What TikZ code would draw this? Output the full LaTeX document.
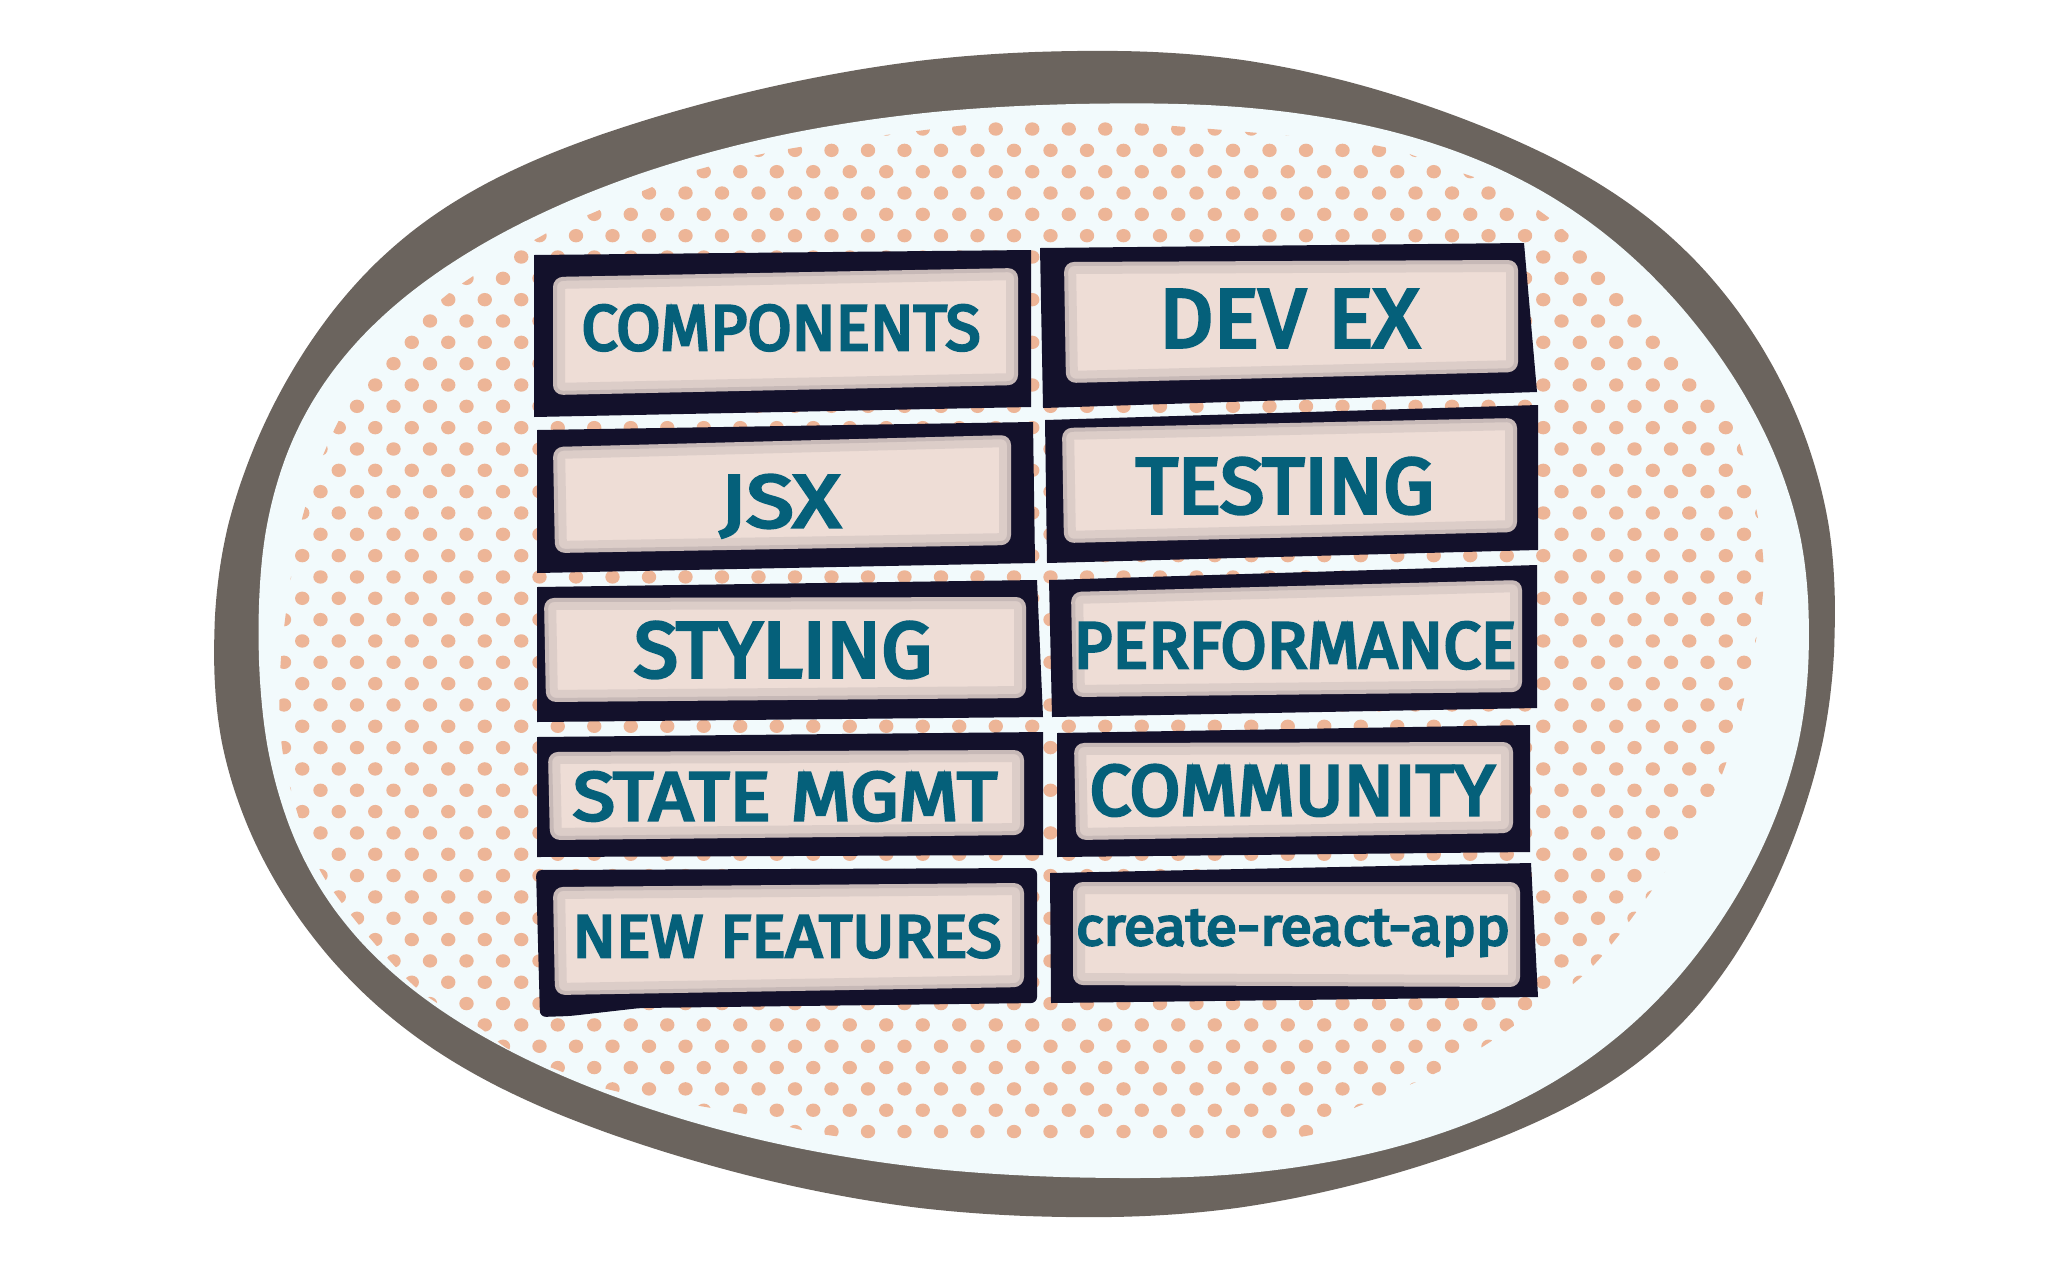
\documentclass[tikz,border=0pt]{standalone}
\usepackage{fontspec}
\setmainfont{Fira Sans}
\newfontfamily\tilefont{Fira Sans}[FakeBold=4.5]
\usepackage{graphicx}
\definecolor{ringgray}{HTML}{6B645E}
\definecolor{paper}{HTML}{F2FAFC}
\definecolor{dotc}{HTML}{EDB597}
\definecolor{navy}{HTML}{13112B}
\definecolor{tilepink}{HTML}{EEDDD6}
\definecolor{tealtext}{HTML}{05607A}
\newcommand\tiletxt[3]{\resizebox{#1pt}{#2pt}{\fontsize{30}{36}\tilefont #3}}
\newcommand\tilepanel[1]{%
  \fill[tilepink, rounded corners=5pt] #1;
  \begin{scope}
    \clip[rounded corners=5pt] #1;
    \draw[navy, opacity=0.08, line width=12pt, rounded corners=5pt] #1;
    \draw[navy, opacity=0.10, line width=4pt, rounded corners=5pt] #1;
  \end{scope}}
\tikzset{
  tileframe/.style={fill=navy},
  tilelabel/.style={inner sep=0pt, outer sep=0pt, text=tealtext, anchor=base},
  declare function={
    sgx(\t)=abs(cos(\t))^0.889*(cos(\t)<0 ? -1 : 1);
    sgy(\t)=abs(sin(\t))^0.889*(sin(\t)<0 ? -1 : 1);
  }
}
\begin{document}
\begin{tikzpicture}[x=0.5pt,y=-0.5pt]
\fill[white] (0,0) rectangle (2048,1280);
% ring (outer) and paper (inner)
\fill[ringgray] plot[domain=1:361, samples=181, smooth]
  ({1095 + (cos(\x)<0 ? 878 : 737)*sgx(\x) + 5*sin(5*\x+30)},
   {634 - 578*sgy(\x) + 5*sin(7*\x)}) -- cycle;
\fill[paper] plot[domain=1:361, samples=181, smooth]
  ({1105 + (cos(\x)<0 ? 850 : 700)*sgx(\x) + 4*sin(6*\x+70)},
   {640 - 537*sgy(\x) + 4*sin(4*\x+10)}) -- cycle;
% dots
\begin{scope}
\clip plot[smooth cycle, tension=0.5] coordinates {
(1090,120) (1360,143) (1440,166) (1500,188) (1565,231) (1680,350) (1732,423)
(1760,530) (1760,617) (1717,786) (1602,956) (1512,1027) (1442,1070) (1342,1113)
(1277,1139) (870,1139) (740,1113) (615,1091) (560,1071) (510,1050) (480,1028)
(411,983) (322,874) (284,760) (281,658) (303,515) (350,401) (443,298) (545,234)
(595,212) (645,190) (700,169) (800,147) (995,122)};
\foreach \j in {-10,...,39} {
  \pgfmathsetmacro\yy{321+21.33*\j}
  \pgfmathsetmacro\xo{abs(mod(\j,2))>0.5 ? -18.25 : 0}
  \foreach \k in {-6,...,37} {
    \fill[dotc] ({430+\xo+36.5*\k},\yy) ellipse[x radius=7.2, y radius=6.7];
  }
}
\end{scope}
% tiles: left column
\fill[tileframe] (534,255) -- (1031,250) -- (1031,407) -- (534,417) -- cycle;
\tilepanel{(553,277) -- (1018,268) -- (1018,385) -- (553,395) -- cycle}
\fill[tileframe] (537,430) -- (1033,422) -- (1035,563) -- (537,573) -- cycle;
\tilepanel{(553,447) -- (1011,435) -- (1011,545) -- (555,553) -- cycle}
\fill[tileframe] (537,587) -- (1037,580) -- (1043,717) -- (537,722) -- cycle;
\tilepanel{(544,598) -- (1026,597) -- (1026,698) -- (546,702) -- cycle}
\fill[tileframe] (537,737) -- (1043,732) -- (1043,855) -- (537,857) -- cycle;
\tilepanel{(548,752) -- (1024,750) -- (1024,835) -- (550,840) -- cycle}
\fill[tileframe, rounded corners=3pt] (536,870) -- (1037,868) -- (1037,1003) -- (640,1008) -- (570,1016) -- (540,1017) -- cycle;
\tilepanel{(553,887) -- (1024,883) -- (1024,987) -- (555,995) -- cycle}
% tiles: right column
\fill[tileframe] (1040,248) -- (1524,243) -- (1537,392) -- (1043,408) -- cycle;
\tilepanel{(1064,262) -- (1518,260) -- (1518,372) -- (1066,383) -- cycle}
\fill[tileframe] (1045,420) -- (1538,405) -- (1538,550) -- (1047,563) -- cycle;
\tilepanel{(1062,428) -- (1517,418) -- (1517,532) -- (1064,543) -- cycle}
\fill[tileframe] (1049,580) -- (1537,565) -- (1537,708) -- (1052,717) -- cycle;
\tilepanel{(1071,592) -- (1522,580) -- (1522,692) -- (1073,697) -- cycle}
\fill[tileframe] (1057,733) -- (1530,725) -- (1530,852) -- (1057,857) -- cycle;
\tilepanel{(1074,743) -- (1513,742) -- (1513,833) -- (1076,840) -- cycle}
\fill[tileframe] (1050,873) -- (1531,863) -- (1538,997) -- (1051,1003) -- cycle;
\tilepanel{(1073,882) -- (1520,882) -- (1520,987) -- (1073,985) -- cycle}
% labels (anchored at baseline)
\node[tilelabel] (components) at (781,350) {\tiletxt{199.5}{22.5}{COMPONENTS}};
\node[tilelabel] (devex) at (1289,347) {\tiletxt{130}{28.5}{DEV EX}};
\node[tilelabel] (jsx) at (780,527) {\tiletxt{60}{26}{JSX}};
\node[tilelabel] (testing) at (1285,513) {\tiletxt{149}{27.5}{TESTING}};
\node[tilelabel] (styling) at (783,677) {\tiletxt{149}{27.5}{STYLING}};
\node[tilelabel] (performance) at (1295,668) {\tiletxt{221.5}{23}{PERFORMANCE}};
\node[tilelabel] (statemgmt) at (785,820) {\tiletxt{212}{24}{STATE MGMT}};
\node[tilelabel] (community) at (1292,815) {\tiletxt{202.5}{25}{COMMUNITY}};
\node[tilelabel] (newfeatures) at (787,957) {\tiletxt{214.5}{21}{NEW FEATURES}};
\node[tilelabel] (cra) at (1293,945) {\tiletxt{217}{17.5}{create-react-app}};
\end{tikzpicture}
\end{document}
+--
### [The task]
Say how many lines contain "draw", and give nothing but that number.

### [Result of this task]
3